Whole foods. I threw out this fancy term expecting it to be obvious, and I now realize everyone may not be on the same page about this. So what are Whole Foods? Am I talking about buying only food from the specific grocery store? Nope! Are we not allowed to cut anything into pieces, so it’s a “whole” piece of food? Nope! Whole Foods as a general rule refers to food that retains all of it’s basic parts when we eat it.
What are Whole Foods really?
Whole foods are unrefined/unprocessed foods. So no white sugar, no white flour, no potato chips, and bugles are out, too! We are taking food in their unprocessed form and turning it into a delicious meal. There are certainly some nuances here. Buying a piece of chicken such as a chicken thigh would still be considered a whole food, whereas buying a chicken nugget not so much.

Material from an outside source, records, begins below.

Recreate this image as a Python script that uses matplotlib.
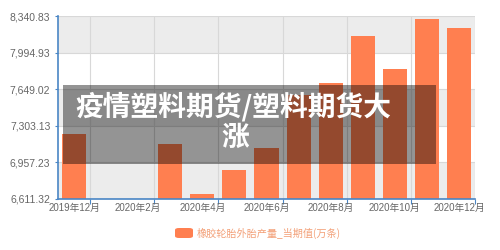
import matplotlib.pyplot as plt
import numpy as np
from matplotlib.patches import Rectangle, FancyBboxPatch

# dados
meses = ['2019年12月', '2020年1月', '2020年2月', '2020年3月', '2020年4月', '2020年5月',
         '2020年6月', '2020年7月', '2020年8月', '2020年9月', '2020年10月', '2020年11月', '2020年12月']
producao = [7223, np.nan, np.nan, 7131, 6656, 6885, 7096, 7594, 7707, 8151, 7840, 8312, 8224]
y_ticks = [6611.32, 6957.23, 7303.13, 7649.02, 7994.93, 8340.83]
y_labels = ['6,611.32', '6,957.23', '7,303.13', '7,649.02', '7,994.93', '8,340.83']
serie_nome = '橡胶轮胎外胎产量_当期值(万条)'
titulo_l1 = '疫情塑料期货/塑料期货大'
titulo_l2 = '涨'

plt.rcParams['font.family'] = ['Liberation Sans', 'Noto Sans CJK SC', 'DejaVu Sans']

azul = '#4a86c5'
laranja = '#ff7f50'

fig = plt.figure(figsize=(5, 2.5), dpi=100)
ax = fig.add_axes([0.116, 0.204, 0.834, 0.732])

x = np.arange(len(meses))
ax.set_xlim(-0.5, len(meses) - 0.5)
ax.set_ylim(y_ticks[0], y_ticks[-1])

# faixas alternadas no fundo
for i in range(len(y_ticks) - 1):
    cor = '#ececec' if i % 2 == 0 else '#ffffff'
    ax.axhspan(y_ticks[i], y_ticks[i + 1], color=cor, zorder=0, lw=0)
for yv in y_ticks:
    ax.axhline(yv, color='#d8d8d8', lw=0.8, zorder=1)
fronteiras = np.arange(0.5, len(meses), 2)
for xv in fronteiras:
    ax.axvline(xv, color='#d8d8d8', lw=0.8, zorder=1)

ax.bar(x, producao, width=0.75, color=laranja, zorder=2)

# eixos
for s in ['top', 'right']:
    ax.spines[s].set_visible(False)
for s in ['left', 'bottom']:
    ax.spines[s].set_color(azul)
    ax.spines[s].set_linewidth(1.2)
    ax.spines[s].set_zorder(3)

ax.set_yticks(y_ticks, y_labels)
ax.tick_params(axis='y', length=2.5, color=azul, labelsize=7.5, labelcolor='#666666', pad=3)
ax.set_xticks(fronteiras, [''] * len(fronteiras))
ax.tick_params(axis='x', which='major', length=3.5, color=azul)
ax.set_xticks(x[::2], meses[::2], minor=True)
ax.tick_params(axis='x', which='minor', length=0, labelsize=7, labelcolor='#666666', pad=3)

# legenda
fig.add_artist(FancyBboxPatch((175 / 500, 1 - 238 / 250), 18 / 500, 10 / 250,
                              boxstyle='round,pad=0,rounding_size=0.008',
                              transform=fig.transFigure, color=laranja, lw=0))
fig.text(197 / 500, 1 - 233.5 / 250, serie_nome, fontsize=7.3, color='#f3a078',
         ha='left', va='center', family=['Noto Sans CJK SC', 'DejaVu Sans'])

# faixa do título por cima
fig.add_artist(Rectangle((63 / 500, 1 - 164 / 250), 373 / 500, 79 / 250,
                         transform=fig.transFigure, color='black', alpha=0.42, lw=0, zorder=10))
fig.text(233 / 500, 1 - 107 / 250, titulo_l1, fontsize=20, fontweight='black', color='white',
         ha='center', va='center', family=['Noto Sans CJK SC', 'DejaVu Sans'], zorder=11)
fig.text(235 / 500, 1 - 138 / 250, titulo_l2, fontsize=20, fontweight='black', color='white',
         ha='center', va='center', family=['Noto Sans CJK SC', 'DejaVu Sans'], zorder=11)

fig.savefig('out.png', dpi=100)
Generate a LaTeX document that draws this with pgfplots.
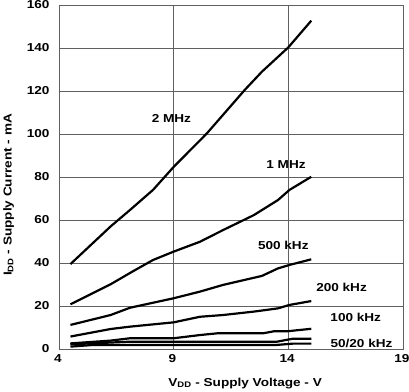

While I am not a fan of buying precut vegetables, I would still in general consider that a whole food. We are paying way more for it, and we lose the chance to utilize the entire vegetable if we want, but it’s still basically in its raw form. Other than it has been trimmed and cut up, which we would do at home ourselves, it is still squash. It has not already been preseasoned or precooked with who-knows-what seasoning or cooking process. This would certainly be a better choice than buying potato flakes, which have been mechanically altered, to turn into “mashed potatoes”.
The goal is to start with, and stay as close to, the original form of the food as possible.
Why should I care?
The reason whole foods are preferred is because they are healthier and higher quality. When we start with, say, a potato in it’s original form, we have the chance to maintain as much of the nutrition profile and fiber as possible. Processors cook foods at much higher temperatures than we cook at in the home, destroying many of the micro-nutrients. Processors change or remove most of the fiber through the mechanical processes they use.
Possibly even more importantly we are keeping down all of the food additives that we consume. Additives are necessary to help keep the texture, flavor, and shelf life we desire out of processed foods. How good they are for our bodies, especially in the quantities that the average American consumes them, is certainly questionable at best. As people with food allergies, when we cook with whole foods, we are able to really make sure that we are not getting some random allergen from an additive that will make us sick.
Just a side note – my understanding of the eating plan Whole30, and just generally eating whole foods, are two different things. They have a rather restrictive list, although their plan would certainly be a good starting point if you are trying to use more whole foods.
Should you cook with whole foods? I would certainly recommend it. It enables us to get the most nutrition out of our food for the best price. Should you never eat a processed food? I would say rarely, but sometimes we need that French fry, or that fun treat for our road trip. All things in moderation my friends.